Nor does he act like most executives. In the 1990s, he established a design studio in Paris and started spending money creating more congenial environments in French McDonald's. Visitors would be served by hosts in ties and jackets, and offered free chocolates with their coffee. The changes were risky, given that US management was trying to cut costs. "At the time, I was swimming against the current. But our chairman at the time came over here and wanted to understand and in the end he said: 'If it works for you, just do it'."
The investment paid off. Comparable sales in France rose consistently between 1997 and 2005. Now Hennequin wants to emulate those changes elsewhere in Europe.
Asked if he thinks the McDonald's brand has suffered because of its slowness to adapt to changing consumer tastes, Hennequin smiles and looks up at the ceiling. "No comment."
He argues that it is hard for large corporations such as McDonald's to change. "It's been such a successful business model that you're always bouncing between 'let's do it because it works' and 'if it's not broken, don't fix it'," he says.

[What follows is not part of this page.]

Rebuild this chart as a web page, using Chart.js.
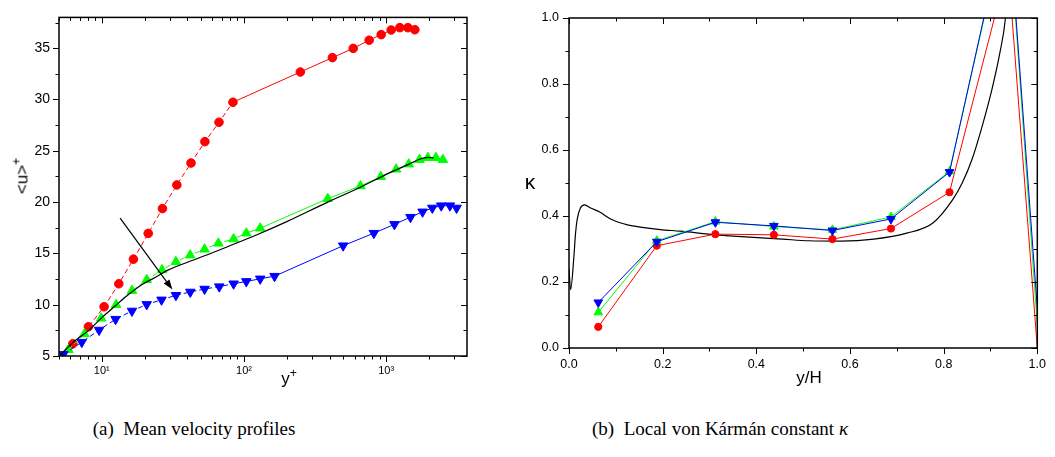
<!DOCTYPE html>
<html><head><meta charset="utf-8">
<script src="https://cdn.jsdelivr.net/npm/chart.js@4.4.1/dist/chart.umd.min.js"></script>
<style>
body{margin:0;background:#fff;}
#wrap{position:relative;width:1055px;height:457px;overflow:hidden;background:#fff;font-family:"Liberation Sans",Arial,sans-serif;}
.box{position:absolute;top:0;}
.t{position:absolute;color:#000;white-space:nowrap;line-height:1;font-family:"Liberation Sans",Arial,sans-serif;}
.sup{font-size:0.72em;position:relative;top:-0.6em;}
.cap{position:absolute;top:418px;transform:translateX(-50%);font-family:"Liberation Serif","DejaVu Serif",serif;font-size:19px;white-space:nowrap;color:#000;}
</style></head><body>
<div id="wrap">
  <div class="box" style="left:0;width:480px;height:400px"><canvas id="c1" width="480" height="400"></canvas></div>
  <div class="box" style="left:520px;width:535px;height:400px"><canvas id="c2" width="535" height="400"></canvas></div>
  <div class="t" style="left:22px;top:176px;font-size:17px;transform:translate(-50%,-50%) rotate(-90deg)">&lt;u&gt;<span class="sup">+</span></div>
  <div class="t" style="left:289px;top:378px;font-size:17px;transform:translate(-50%,-50%)">y<span class="sup">+</span></div>
  <div class="t" style="left:809px;top:377px;font-size:17px;transform:translate(-50%,-50%)">y/H</div>
  <div class="t" style="left:530px;top:181px;font-size:21px;transform:translate(-50%,-50%)">κ</div>
  <div class="cap" style="left:194px">(a)&nbsp; Mean velocity profiles</div>
  <div class="cap" style="left:720px">(b)&nbsp; Local von Kármán constant <i>κ</i></div>
</div>
<script>
// ---------- Panel (a): mean velocity profiles ----------
const redYp   = [6.25, 8.05, 10.38, 13.17, 16.69, 21.2, 26.7, 33.7, 42.4, 53.1, 66.7, 83.6, 249, 418.5, 586, 759, 922, 1084, 1247, 1420, 1590];
const redU    = [6.19, 7.85, 9.8, 12.04, 14.44, 16.95, 19.37, 21.67, 23.81, 25.89, 27.78, 29.73, 32.68, 34.08, 34.98, 35.78, 36.32, 36.77, 37.0, 37.0, 36.8];
const greenYp = [5.82, 7.54, 9.9, 12.6, 16.3, 20.7, 26.5, 33.2, 41.8, 52.8, 66, 84.5, 103.8, 130, 388, 659, 916, 1175, 1442, 1714, 1963, 2235, 2505];
const greenU  = [5.61, 7.15, 8.68, 9.99, 11.37, 12.42, 13.39, 14.18, 14.83, 15.40, 15.98, 16.4, 16.97, 17.45, 20.33, 21.57, 22.47, 23.2, 23.7, 24.13, 24.33, 24.33, 24.13];
const blueYp  = [5.37, 7.23, 9.57, 12.5, 16.3, 20.7, 26.3, 33.2, 41.9, 52.8, 67, 84.5, 103.8, 130, 164, 498, 819, 1143, 1482, 1802, 2110, 2438, 2805, 3126];
const blueU   = [5.16, 6.35, 7.53, 8.59, 9.39, 10.03, 10.47, 10.92, 11.24, 11.53, 11.76, 12.04, 12.27, 12.52, 12.78, 15.75, 16.97, 17.83, 18.53, 19.05, 19.43, 19.65, 19.65, 19.43];
const blackYp = [5.0, 6.5, 8.05, 10, 12.4, 15.4, 19.1, 23.7, 29.4, 40.8, 56.4, 78, 120, 200, 388, 659, 1000, 1175, 1450, 1714, 1963, 2150];
const blackU  = [5.0, 6.51, 7.47, 8.74, 9.87, 10.99, 11.95, 12.65, 13.39, 14.18, 14.92, 15.7, 16.75, 18.1, 20.0, 21.45, 22.7, 23.14, 23.7, 24.17, 24.35, 24.3];
const arrowA  = [[13.45, 18.44], [31.4, 11.47]]; // [y+, u+] start, end
const xTicksA = [5,6,7,8,9,10,20,30,40,50,60,70,80,90,100,200,300,400,500,600,700,800,900,1000,2000,3000];
const xLabelsA = {10:'10¹', 100:'10²', 1000:'10³'};
const yTicksA = [5,7.5,10,12.5,15,17.5,20,22.5,25,27.5,30,32.5,35,37.5];

// ---------- Panel (b): local von Karman constant ----------
const kX     = [0.0625, 0.1875, 0.3125, 0.4375, 0.5625, 0.6875, 0.8125, 0.9375, 1.0];
const kRed   = [0.064, 0.310, 0.345, 0.343, 0.330, 0.362, 0.472, 1.16, 0.0];
const kGreen = [0.108, 0.325, 0.383, 0.368, 0.358, 0.397, 0.535, 1.32, 0.07];
const kBlue  = [0.138, 0.322, 0.381, 0.370, 0.356, 0.391, 0.533, 1.33, 0.12];
const kBlackX = [0.0, 0.0035, 0.0105, 0.014, 0.0174, 0.0243, 0.0335, 0.045, 0.0655, 0.09, 0.125, 0.16, 0.195, 0.237, 0.3165, 0.386, 0.456, 0.512, 0.581, 0.651, 0.721, 0.777, 0.819, 0.8396, 0.8605, 0.882, 0.903, 0.920, 0.932, 0.936];
const kBlackY = [0.24, 0.177, 0.278, 0.348, 0.389, 0.424, 0.434, 0.425, 0.412, 0.39, 0.373, 0.365, 0.359, 0.354, 0.343, 0.336, 0.330, 0.325, 0.324, 0.330, 0.348, 0.379, 0.449, 0.50, 0.571, 0.671, 0.783, 0.894, 1.0, 1.08];
const kTicks = [0,0.1,0.2,0.3,0.4,0.5,0.6,0.7,0.8,0.9,1.0];

const pts = (xs, ys) => xs.map((x, i) => ({x: x, y: ys[i]}));

function frame(isMajorX, isMajorY, extra) {
  return {
    id: 'frame',
    afterDatasetsDraw(chart) {
      const ctx = chart.ctx, a = chart.chartArea;
      const xs = chart.scales.x, ys = chart.scales.y;
      ctx.save();
      ctx.strokeStyle = '#000';
      ctx.lineWidth = 1;
      ctx.beginPath();
      xs.ticks.forEach(t => {
        const p = Math.round(xs.getPixelForValue(t.value)) + 0.5;
        if (p < a.left - 0.5 || p > a.right + 0.5) return;
        const L = isMajorX(t.value) ? 6 : 3.5;
        ctx.moveTo(p, a.bottom); ctx.lineTo(p, a.bottom + L);
        ctx.moveTo(p, a.top); ctx.lineTo(p, a.top + L);
      });
      ys.ticks.forEach(t => {
        const p = Math.round(ys.getPixelForValue(t.value)) + 0.5;
        if (p < a.top - 0.5 || p > a.bottom + 0.5) return;
        const L = isMajorY(t.value) ? 6 : 3.5;
        ctx.moveTo(a.left, p); ctx.lineTo(a.left - L, p);
        ctx.moveTo(a.right, p); ctx.lineTo(a.right - L, p);
      });
      ctx.stroke();
      ctx.lineWidth = 1.5;
      ctx.strokeRect(a.left, a.top, a.right - a.left, a.bottom - a.top);
      if (extra) extra(chart);
      ctx.restore();
    }
  };
}

function drawArrow(chart) {
  const ctx = chart.ctx, xs = chart.scales.x, ys = chart.scales.y;
  const x0 = xs.getPixelForValue(arrowA[0][0]), y0 = ys.getPixelForValue(arrowA[0][1]);
  const x1 = xs.getPixelForValue(arrowA[1][0]), y1 = ys.getPixelForValue(arrowA[1][1]);
  const ang = Math.atan2(y1 - y0, x1 - x0), hl = 10, hw = 3.5;
  const bx = x1 - hl * Math.cos(ang), by = y1 - hl * Math.sin(ang);
  ctx.strokeStyle = '#000'; ctx.fillStyle = '#000'; ctx.lineWidth = 1.2;
  ctx.beginPath(); ctx.moveTo(x0, y0); ctx.lineTo(bx, by); ctx.stroke();
  ctx.beginPath();
  ctx.moveTo(x1, y1);
  ctx.lineTo(bx + hw * Math.sin(ang), by - hw * Math.cos(ang));
  ctx.lineTo(bx - hw * Math.sin(ang), by + hw * Math.cos(ang));
  ctx.closePath(); ctx.fill();
}

const dashNear = ctx => ctx.p0DataIndex < 11 ? [5, 3] : undefined;
const hideAtWall = r => (ctx => (ctx.raw && ctx.raw.x >= 1 ? 0 : r));
const common = {
  responsive: false, animation: false, devicePixelRatio: 1,
  plugins: {legend: {display: false}, tooltip: {enabled: false}},
  elements: {line: {borderWidth: 1, tension: 0}, point: {borderWidth: 1}}
};

new Chart(document.getElementById('c1'), {
  type: 'line',
  data: {datasets: [
    {data: pts(blackYp, blackU), borderColor: '#000', borderWidth: 1.2, pointRadius: 0, cubicInterpolationMode: 'monotone'},
    {data: pts(blueYp, blueU), borderColor: '#0000ff', backgroundColor: '#0000ff', pointStyle: 'triangle', rotation: 180, pointRadius: 5.5, segment: {borderDash: dashNear}},
    {data: pts(greenYp, greenU), borderColor: '#00ff00', backgroundColor: '#00ff00', pointStyle: 'triangle', pointRadius: 5.5, segment: {borderDash: dashNear}},
    {data: pts(redYp, redU), borderColor: '#ff0000', backgroundColor: '#ff0000', pointStyle: 'circle', pointRadius: 4.3, segment: {borderDash: dashNear}}
  ]},
  options: Object.assign({}, common, {
    layout: {padding: {left: 0, top: 12, right: 13, bottom: 0}},
    scales: {
      x: {type: 'logarithmic', min: 5, max: 3700,
        afterBuildTicks: s => { s.ticks = xTicksA.map(v => ({value: v})); },
        afterFit: s => { s.height = 44; },
        grid: {display: false, drawTicks: false}, border: {display: false},
        ticks: {autoSkip: false, maxRotation: 0, padding: 8.5, color: '#000', font: {family: 'Liberation Sans', size: 11},
          callback: v => xLabelsA[v] || ''}
      },
      y: {type: 'linear', min: 5, max: 38,
        afterBuildTicks: s => { s.ticks = yTicksA.map(v => ({value: v})); },
        afterFit: s => { s.width = 59; },
        grid: {display: false, drawTicks: false}, border: {display: false},
        ticks: {autoSkip: false, padding: 9, color: '#000', font: {family: 'Liberation Sans', size: 14},
          callback: v => (v % 5 === 0 ? String(v) : '')}
      }
    }
  }),
  plugins: [frame(v => xLabelsA[v] !== undefined, v => v % 5 === 0, drawArrow)]
});

const isEven = v => Math.round(v * 10) % 2 === 0;
new Chart(document.getElementById('c2'), {
  type: 'line',
  data: {datasets: [
    {data: pts(kX, kBlue), borderColor: '#0000ff', backgroundColor: '#0000ff', pointStyle: 'triangle', rotation: 180, pointRadius: hideAtWall(5)},
    {data: pts(kX, kGreen), borderColor: '#00ff00', backgroundColor: '#00ff00', pointStyle: 'triangle', pointRadius: hideAtWall(5)},
    {data: pts(kX, kRed), borderColor: '#ff0000', backgroundColor: '#ff0000', pointStyle: 'circle', pointRadius: hideAtWall(3.6)},
    {data: pts(kBlackX, kBlackY), borderColor: '#000', borderWidth: 1.2, pointRadius: 0, cubicInterpolationMode: 'monotone'}
  ]},
  options: Object.assign({}, common, {
    layout: {padding: {left: 0, top: 18, right: 8, bottom: 0}},
    scales: {
      x: {type: 'linear', min: 0, max: 1,
        afterBuildTicks: s => { s.ticks = kTicks.map(v => ({value: v})); },
        afterFit: s => { s.height = 52; },
        grid: {display: false, drawTicks: false}, border: {display: false},
        ticks: {autoSkip: false, maxRotation: 0, padding: 9, color: '#000', font: {family: 'Liberation Sans', size: 12.5},
          callback: v => (isEven(v) ? v.toFixed(1) : '')}
      },
      y: {type: 'linear', min: 0, max: 1,
        afterBuildTicks: s => { s.ticks = kTicks.map(v => ({value: v})); },
        afterFit: s => { s.width = 49; },
        grid: {display: false, drawTicks: false}, border: {display: false},
        ticks: {autoSkip: false, padding: 10, color: '#000', font: {family: 'Liberation Sans', size: 12.5},
          callback: v => (isEven(v) ? v.toFixed(1) : '')}
      }
    }
  }),
  plugins: [frame(isEven, isEven, null)]
});
</script>
</body></html>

He has a three-pronged strategy: improve the experience of customers and employees, make sure restaurants adapt to local communities, and be more transparent about how McDonald's does business. Getting rid of fixed plastic seating and replacing it with more comfortable furniture, including upholstered seating and imitation leather banquettes, have been the first steps in improving customer experience.
Casualness
McDonald's design studio has developed 11 designs that franchisees can choose from (64 per cent of its European restaurants are franchised). The most popular designs use low-hanging lampshades, wooden tables or long communal tables and poufs.
"When Starbucks is charging you £2.50 for the coffee, it's not because of the coffee; it's because of that casualness that you can build around your restaurant," he says. "I think we can do that very easily."
For his employees Hennequin introduced the "McPassport", which contains details of training and language skills and enables the holder to work in any branch in Europe.
Hennequin came up with the idea after friends in France asked him to help their children get work at McDonald's restaurants in London. He realised the attraction the city held for young people. "Working in London was suddenly something cool," he says. But while he may be happy to see his employees shift countries, he wants the restaurants to retain local customs.
He wants to bring in more franchise partners to help stimulate new ideas. "I strongly believe that new ideas and innovation come from the field," he says. And he encourages restaurants to serve foods that locals like.
In Portugal, soup is on the menu and when Hennequin is in London he eats the porridge that McDonald's serves for breakfast along with McBacon rolls and sausage and egg McMuffins. "I don't think it would work in France but why not, I'm trying it!" he says. Then he confides: "To be honest, I'm not too excited by it. Every time I come to the same conclusion: the bagel and cream cheese is more my thing."